*Problem details*
The entries below should be quoted exactly, with no pictures carried over.

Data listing
>> start
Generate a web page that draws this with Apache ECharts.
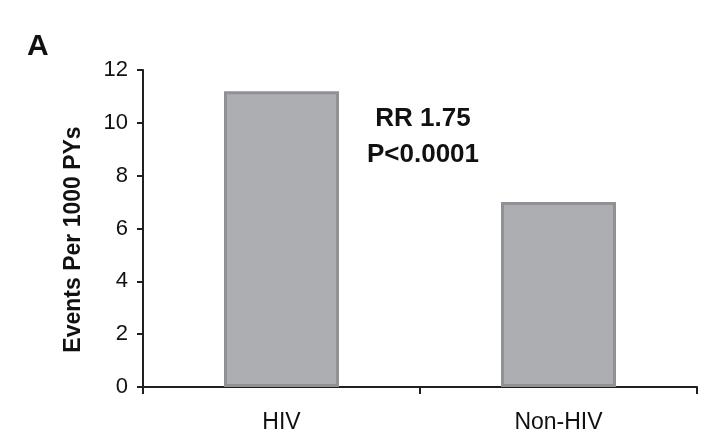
<!DOCTYPE html>
<html>
<head>
<meta charset="utf-8">
<script src="https://cdn.jsdelivr.net/npm/echarts@6/dist/echarts.min.js"></script>
<style>
html,body{margin:0;padding:0;background:#fff;}
#chart{width:727px;height:442px;}
</style>
</head>
<body>
<div id="chart"></div>
<script>
const categories = ["HIV", "Non-HIV"];
const values = [11.2, 7.0];
const yTicks = [0, 2, 4, 6, 8, 10, 12];
const panelLabel = "A";
const yTitle = "Events Per 1000 PYs";
const annotation = ["RR 1.75", "P<0.0001"];

const chart = echarts.init(document.getElementById('chart'));
const axisColor = '#231f20';
chart.setOption({
  animation: false,
  backgroundColor: '#ffffff',
  grid: { left: 143, right: 30, top: 70, bottom: 55 },
  xAxis: {
    type: 'category',
    data: categories,
    boundaryGap: true,
    axisLine: { lineStyle: { color: axisColor, width: 2 } },
    axisTick: { show: true, length: 7, lineStyle: { color: axisColor, width: 2 } },
    axisLabel: {
      margin: 24,
      fontFamily: '"Liberation Sans", Arial, sans-serif',
      fontSize: 23,
      color: '#111'
    }
  },
  yAxis: {
    type: 'value',
    min: yTicks[0],
    max: yTicks[yTicks.length - 1],
    interval: 2,
    name: yTitle,
    nameLocation: 'middle',
    nameGap: 58,
    nameTextStyle: {
      fontFamily: '"Liberation Sans", Arial, sans-serif',
      fontSize: 23,
      fontWeight: 'bold',
      color: '#111',
      padding: [0, 22, 0, 0]
    },
    splitLine: { show: false },
    axisLine: { show: true, lineStyle: { color: axisColor, width: 2 } },
    axisTick: { show: true, length: 6, lineStyle: { color: axisColor, width: 2 } },
    axisLabel: {
      margin: 15,
      fontFamily: '"Liberation Sans", Arial, sans-serif',
      fontSize: 22,
      color: '#111'
    }
  },
  graphic: [
    {
      type: 'text',
      left: 27,
      top: 32,
      style: {
        text: panelLabel,
        font: 'bold 30px "Liberation Sans", Arial, sans-serif',
        fill: '#111'
      }
    },
    {
      type: 'text',
      x: 423,
      y: 137,
      style: {
        text: annotation.join('\n'),
        font: 'bold 26px "Liberation Sans", Arial, sans-serif',
        fill: '#111',
        align: 'center',
        verticalAlign: 'middle',
        lineHeight: 36
      }
    }
  ],
  series: [{
    type: 'bar',
    data: values,
    barWidth: 115,
    itemStyle: {
      color: '#adaeb2',
      borderColor: '#909195',
      borderWidth: 3
    }
  }]
});
</script>
</body>
</html>
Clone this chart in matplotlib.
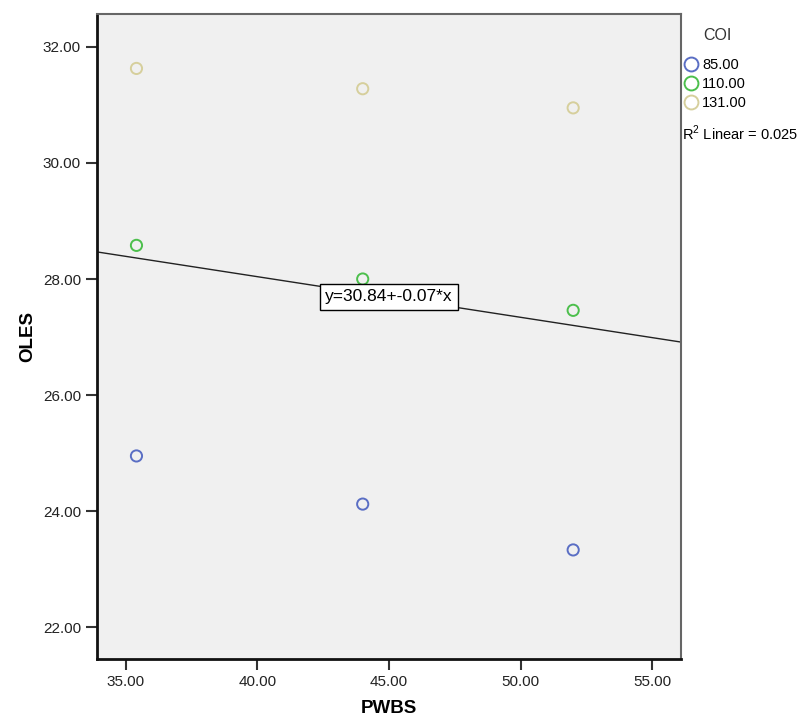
import matplotlib.pyplot as plt
from matplotlib.lines import Line2D
import numpy as np

plt.rcParams['font.family'] = ['Liberation Sans', 'DejaVu Sans']
plt.rcParams['mathtext.fontset'] = 'custom'
plt.rcParams['mathtext.rm'] = 'Liberation Sans'

# PWBS values for each COI group
pwbs = [35.4, 44.0, 52.0]
coi_labels = ['85.00', '110.00', '131.00']
oles = {
    '85.00': [24.95, 24.12, 23.33],
    '110.00': [28.58, 28.00, 27.46],
    '131.00': [31.63, 31.28, 30.95],
}
colors = {'85.00': '#5a6ec4', '110.00': '#4cbf4c', '131.00': '#d6cf9c'}

# fit line as reported
intercept = 30.84
slope = -0.07
r2 = 0.025

xticks = [35, 40, 45, 50, 55]
yticks = [22, 24, 26, 28, 30, 32]


def main():
    fig = plt.figure(figsize=(8.05, 7.24), dpi=100)
    ax = fig.add_axes([0.1205, 0.0898, 0.7255, 0.891])
    ax.set_facecolor('#f0f0f0')

    for lab in coi_labels:
        ax.scatter(pwbs, oles[lab], s=65, facecolors='none',
                   edgecolors=colors[lab], linewidths=1.4, zorder=3)

    xlim = (33.9, 56.1)
    xs = np.array(xlim)
    ax.plot(xs, intercept + slope * xs, color='#222222', lw=1.0, zorder=2)

    xm = 45.0
    ax.text(xm, intercept + slope * xm, 'y=30.84+-0.07*x', fontsize=12.5,
            ha='center', va='center', zorder=4,
            bbox=dict(boxstyle='square,pad=0.3', fc='white', ec='black', lw=1.0))

    ax.set_xlim(*xlim)
    ax.set_ylim(21.45, 32.57)
    ax.set_xticks(xticks)
    ax.set_yticks(yticks)
    ax.set_xticklabels(['%.2f' % v for v in xticks])
    ax.set_yticklabels(['%.2f' % v for v in yticks])
    ax.tick_params(labelsize=11, length=8, width=1.5, colors='#333333', labelcolor='#222222')

    for s in ['left', 'bottom']:
        ax.spines[s].set_color('#111111')
        ax.spines[s].set_linewidth(2.0)
    for s in ['top', 'right']:
        ax.spines[s].set_color('#666666')
        ax.spines[s].set_linewidth(1.5)

    ax.set_xlabel('PWBS', fontsize=13.5, fontweight='bold', labelpad=8)
    ax.set_ylabel('OLES', fontsize=13.5, fontweight='bold', labelpad=5)

    handles = [Line2D([], [], ls='none', marker='o', markersize=10,
                      markerfacecolor='none', markeredgecolor=colors[lab],
                      markeredgewidth=1.4) for lab in coi_labels]
    fig.legend(handles, coi_labels, loc='upper left',
               bbox_to_anchor=(0.8375, 0.934), frameon=False, fontsize=10.5,
               handlelength=0.9, handletextpad=0.3,
               labelspacing=0.35, borderpad=0.2)
    fig.text(717 / 805, 1 - 35 / 724, 'COI', fontsize=11.5, color='#333333',
             ha='center', va='center')
    fig.text(682 / 805, 1 - 133 / 724, r'R$^2$ Linear = 0.025', fontsize=10.5,
             va='center', ha='left')

    fig.savefig('out.png', dpi=100)


if __name__ == "__main__":
    main()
>> end
*Answer to this problem*
Generate a web page that draws this with Apache ECharts.
<!DOCTYPE html>
<html>
<head>
<meta charset="utf-8">
<script src="https://cdn.jsdelivr.net/npm/echarts@6/dist/echarts.min.js"></script>
<style>
html,body{margin:0;padding:0;background:#fff;}
#chart{width:727px;height:442px;}
</style>
</head>
<body>
<div id="chart"></div>
<script>
const categories = ["HIV", "Non-HIV"];
const values = [11.2, 7.0];
const yTicks = [0, 2, 4, 6, 8, 10, 12];
const panelLabel = "A";
const yTitle = "Events Per 1000 PYs";
const annotation = ["RR 1.75", "P<0.0001"];

const chart = echarts.init(document.getElementById('chart'));
const axisColor = '#231f20';
chart.setOption({
  animation: false,
  backgroundColor: '#ffffff',
  grid: { left: 143, right: 30, top: 70, bottom: 55 },
  xAxis: {
    type: 'category',
    data: categories,
    boundaryGap: true,
    axisLine: { lineStyle: { color: axisColor, width: 2 } },
    axisTick: { show: true, length: 7, lineStyle: { color: axisColor, width: 2 } },
    axisLabel: {
      margin: 24,
      fontFamily: '"Liberation Sans", Arial, sans-serif',
      fontSize: 23,
      color: '#111'
    }
  },
  yAxis: {
    type: 'value',
    min: yTicks[0],
    max: yTicks[yTicks.length - 1],
    interval: 2,
    name: yTitle,
    nameLocation: 'middle',
    nameGap: 58,
    nameTextStyle: {
      fontFamily: '"Liberation Sans", Arial, sans-serif',
      fontSize: 23,
      fontWeight: 'bold',
      color: '#111',
      padding: [0, 22, 0, 0]
    },
    splitLine: { show: false },
    axisLine: { show: true, lineStyle: { color: axisColor, width: 2 } },
    axisTick: { show: true, length: 6, lineStyle: { color: axisColor, width: 2 } },
    axisLabel: {
      margin: 15,
      fontFamily: '"Liberation Sans", Arial, sans-serif',
      fontSize: 22,
      color: '#111'
    }
  },
  graphic: [
    {
      type: 'text',
      left: 27,
      top: 32,
      style: {
        text: panelLabel,
        font: 'bold 30px "Liberation Sans", Arial, sans-serif',
        fill: '#111'
      }
    },
    {
      type: 'text',
      x: 423,
      y: 137,
      style: {
        text: annotation.join('\n'),
        font: 'bold 26px "Liberation Sans", Arial, sans-serif',
        fill: '#111',
        align: 'center',
        verticalAlign: 'middle',
        lineHeight: 36
      }
    }
  ],
  series: [{
    type: 'bar',
    data: values,
    barWidth: 115,
    itemStyle: {
      color: '#adaeb2',
      borderColor: '#909195',
      borderWidth: 3
    }
  }]
});
</script>
</body>
</html>
Clone this chart in matplotlib.
import matplotlib.pyplot as plt
from matplotlib.lines import Line2D
import numpy as np

plt.rcParams['font.family'] = ['Liberation Sans', 'DejaVu Sans']
plt.rcParams['mathtext.fontset'] = 'custom'
plt.rcParams['mathtext.rm'] = 'Liberation Sans'

# PWBS values for each COI group
pwbs = [35.4, 44.0, 52.0]
coi_labels = ['85.00', '110.00', '131.00']
oles = {
    '85.00': [24.95, 24.12, 23.33],
    '110.00': [28.58, 28.00, 27.46],
    '131.00': [31.63, 31.28, 30.95],
}
colors = {'85.00': '#5a6ec4', '110.00': '#4cbf4c', '131.00': '#d6cf9c'}

# fit line as reported
intercept = 30.84
slope = -0.07
r2 = 0.025

xticks = [35, 40, 45, 50, 55]
yticks = [22, 24, 26, 28, 30, 32]


def main():
    fig = plt.figure(figsize=(8.05, 7.24), dpi=100)
    ax = fig.add_axes([0.1205, 0.0898, 0.7255, 0.891])
    ax.set_facecolor('#f0f0f0')

    for lab in coi_labels:
        ax.scatter(pwbs, oles[lab], s=65, facecolors='none',
                   edgecolors=colors[lab], linewidths=1.4, zorder=3)

    xlim = (33.9, 56.1)
    xs = np.array(xlim)
    ax.plot(xs, intercept + slope * xs, color='#222222', lw=1.0, zorder=2)

    xm = 45.0
    ax.text(xm, intercept + slope * xm, 'y=30.84+-0.07*x', fontsize=12.5,
            ha='center', va='center', zorder=4,
            bbox=dict(boxstyle='square,pad=0.3', fc='white', ec='black', lw=1.0))

    ax.set_xlim(*xlim)
    ax.set_ylim(21.45, 32.57)
    ax.set_xticks(xticks)
    ax.set_yticks(yticks)
    ax.set_xticklabels(['%.2f' % v for v in xticks])
    ax.set_yticklabels(['%.2f' % v for v in yticks])
    ax.tick_params(labelsize=11, length=8, width=1.5, colors='#333333', labelcolor='#222222')

    for s in ['left', 'bottom']:
        ax.spines[s].set_color('#111111')
        ax.spines[s].set_linewidth(2.0)
    for s in ['top', 'right']:
        ax.spines[s].set_color('#666666')
        ax.spines[s].set_linewidth(1.5)

    ax.set_xlabel('PWBS', fontsize=13.5, fontweight='bold', labelpad=8)
    ax.set_ylabel('OLES', fontsize=13.5, fontweight='bold', labelpad=5)

    handles = [Line2D([], [], ls='none', marker='o', markersize=10,
                      markerfacecolor='none', markeredgecolor=colors[lab],
                      markeredgewidth=1.4) for lab in coi_labels]
    fig.legend(handles, coi_labels, loc='upper left',
               bbox_to_anchor=(0.8375, 0.934), frameon=False, fontsize=10.5,
               handlelength=0.9, handletextpad=0.3,
               labelspacing=0.35, borderpad=0.2)
    fig.text(717 / 805, 1 - 35 / 724, 'COI', fontsize=11.5, color='#333333',
             ha='center', va='center')
    fig.text(682 / 805, 1 - 133 / 724, r'R$^2$ Linear = 0.025', fontsize=10.5,
             va='center', ha='left')

    fig.savefig('out.png', dpi=100)


if __name__ == "__main__":
    main()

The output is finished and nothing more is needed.